- DIRECTION -
Output the material exactly, but drop every image it holds.

- SOURCE EXCERPT -

============

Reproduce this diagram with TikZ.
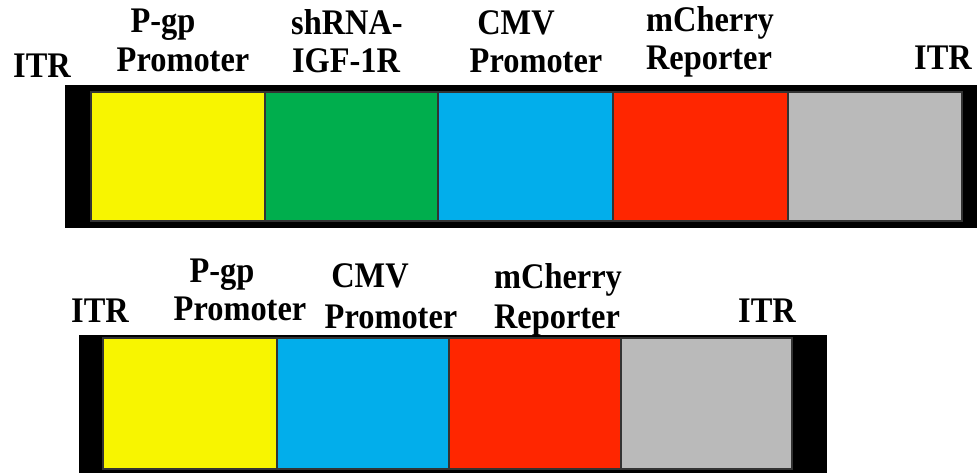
\documentclass[tikz,border=0pt]{standalone}
\usepackage{fontspec}
\setmainfont{Liberation Serif}
\definecolor{cyel}{HTML}{F8F500}
\definecolor{cgrn}{HTML}{00AE4D}
\definecolor{cblu}{HTML}{02AEEB}
\definecolor{cred}{HTML}{FF2600}
\definecolor{cgry}{HTML}{BABABA}
\tikzset{
  lbl/.style={anchor=base, inner sep=0pt, xscale=0.9, transform shape, font=\fontsize{36}{40}\selectfont\bfseries},
  cell/.style={anchor=north west, draw=black!80, line width=1.8pt, inner sep=0pt, outer sep=0pt}
}
\begin{document}
\begin{tikzpicture}[x=1pt,y=-1pt]
\useasboundingbox (0,0) rectangle (977,473);
% top construct
\fill[black] (65,85) rectangle (977,228);
\node[cell, fill=cyel, minimum width=174pt, minimum height=129pt] (t1) at (91,92) {};
\node[cell, fill=cgrn, minimum width=173pt, minimum height=129pt] (t2) at (265,92) {};
\node[cell, fill=cblu, minimum width=175pt, minimum height=129pt] (t3) at (438,92) {};
\node[cell, fill=cred, minimum width=175pt, minimum height=129pt] (t4) at (613,92) {};
\node[cell, fill=cgry, minimum width=174pt, minimum height=129pt] (t5) at (788,92) {};
% top labels
\node[lbl] (tl0) at (42,78) {ITR};
\node[lbl] (tl1a) at (163,33) {P-gp};
\node[lbl] (tl1b) at (183,72) {Promoter};
\node[lbl] (tl2a) at (347,35) {shRNA-};
\node[lbl] (tl2b) at (346,73) {IGF-1R};
\node[lbl] (tl3a) at (516,35) {CMV};
\node[lbl] (tl3b) at (536,73) {Promoter};
\node[lbl] (tl4a) at (710,32) {mCherry};
\node[lbl] (tl4b) at (709,70) {Reporter};
\node[lbl] (tl5) at (943,70) {ITR};
% bottom construct
\fill[black] (79,335) rectangle (827,475);
\node[cell, fill=cyel, minimum width=174pt, minimum height=131pt] (b1) at (103,338) {};
\node[cell, fill=cblu, minimum width=172pt, minimum height=131pt] (b2) at (277,338) {};
\node[cell, fill=cred, minimum width=172pt, minimum height=131pt] (b3) at (449,338) {};
\node[cell, fill=cgry, minimum width=171pt, minimum height=131pt] (b4) at (621,338) {};
% bottom labels
\node[lbl] (bl0) at (100,322) {ITR};
\node[lbl] (bl1a) at (222,282) {P-gp};
\node[lbl] (bl1b) at (240,320) {Promoter};
\node[lbl] (bl2a) at (370,287) {CMV};
\node[lbl] (bl2b) at (391,328) {Promoter};
\node[lbl] (bl3a) at (558,288) {mCherry};
\node[lbl] (bl3b) at (557,328) {Reporter};
\node[lbl] (bl4) at (767,322) {ITR};
\end{tikzpicture}
\end{document}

============

- RESPONSE BELOW -
Reproduce this diagram with TikZ.
\documentclass[tikz,border=0pt]{standalone}
\usepackage{fontspec}
\setmainfont{Liberation Serif}
\definecolor{cyel}{HTML}{F8F500}
\definecolor{cgrn}{HTML}{00AE4D}
\definecolor{cblu}{HTML}{02AEEB}
\definecolor{cred}{HTML}{FF2600}
\definecolor{cgry}{HTML}{BABABA}
\tikzset{
  lbl/.style={anchor=base, inner sep=0pt, xscale=0.9, transform shape, font=\fontsize{36}{40}\selectfont\bfseries},
  cell/.style={anchor=north west, draw=black!80, line width=1.8pt, inner sep=0pt, outer sep=0pt}
}
\begin{document}
\begin{tikzpicture}[x=1pt,y=-1pt]
\useasboundingbox (0,0) rectangle (977,473);
% top construct
\fill[black] (65,85) rectangle (977,228);
\node[cell, fill=cyel, minimum width=174pt, minimum height=129pt] (t1) at (91,92) {};
\node[cell, fill=cgrn, minimum width=173pt, minimum height=129pt] (t2) at (265,92) {};
\node[cell, fill=cblu, minimum width=175pt, minimum height=129pt] (t3) at (438,92) {};
\node[cell, fill=cred, minimum width=175pt, minimum height=129pt] (t4) at (613,92) {};
\node[cell, fill=cgry, minimum width=174pt, minimum height=129pt] (t5) at (788,92) {};
% top labels
\node[lbl] (tl0) at (42,78) {ITR};
\node[lbl] (tl1a) at (163,33) {P-gp};
\node[lbl] (tl1b) at (183,72) {Promoter};
\node[lbl] (tl2a) at (347,35) {shRNA-};
\node[lbl] (tl2b) at (346,73) {IGF-1R};
\node[lbl] (tl3a) at (516,35) {CMV};
\node[lbl] (tl3b) at (536,73) {Promoter};
\node[lbl] (tl4a) at (710,32) {mCherry};
\node[lbl] (tl4b) at (709,70) {Reporter};
\node[lbl] (tl5) at (943,70) {ITR};
% bottom construct
\fill[black] (79,335) rectangle (827,475);
\node[cell, fill=cyel, minimum width=174pt, minimum height=131pt] (b1) at (103,338) {};
\node[cell, fill=cblu, minimum width=172pt, minimum height=131pt] (b2) at (277,338) {};
\node[cell, fill=cred, minimum width=172pt, minimum height=131pt] (b3) at (449,338) {};
\node[cell, fill=cgry, minimum width=171pt, minimum height=131pt] (b4) at (621,338) {};
% bottom labels
\node[lbl] (bl0) at (100,322) {ITR};
\node[lbl] (bl1a) at (222,282) {P-gp};
\node[lbl] (bl1b) at (240,320) {Promoter};
\node[lbl] (bl2a) at (370,287) {CMV};
\node[lbl] (bl2b) at (391,328) {Promoter};
\node[lbl] (bl3a) at (558,288) {mCherry};
\node[lbl] (bl3b) at (557,328) {Reporter};
\node[lbl] (bl4) at (767,322) {ITR};
\end{tikzpicture}
\end{document}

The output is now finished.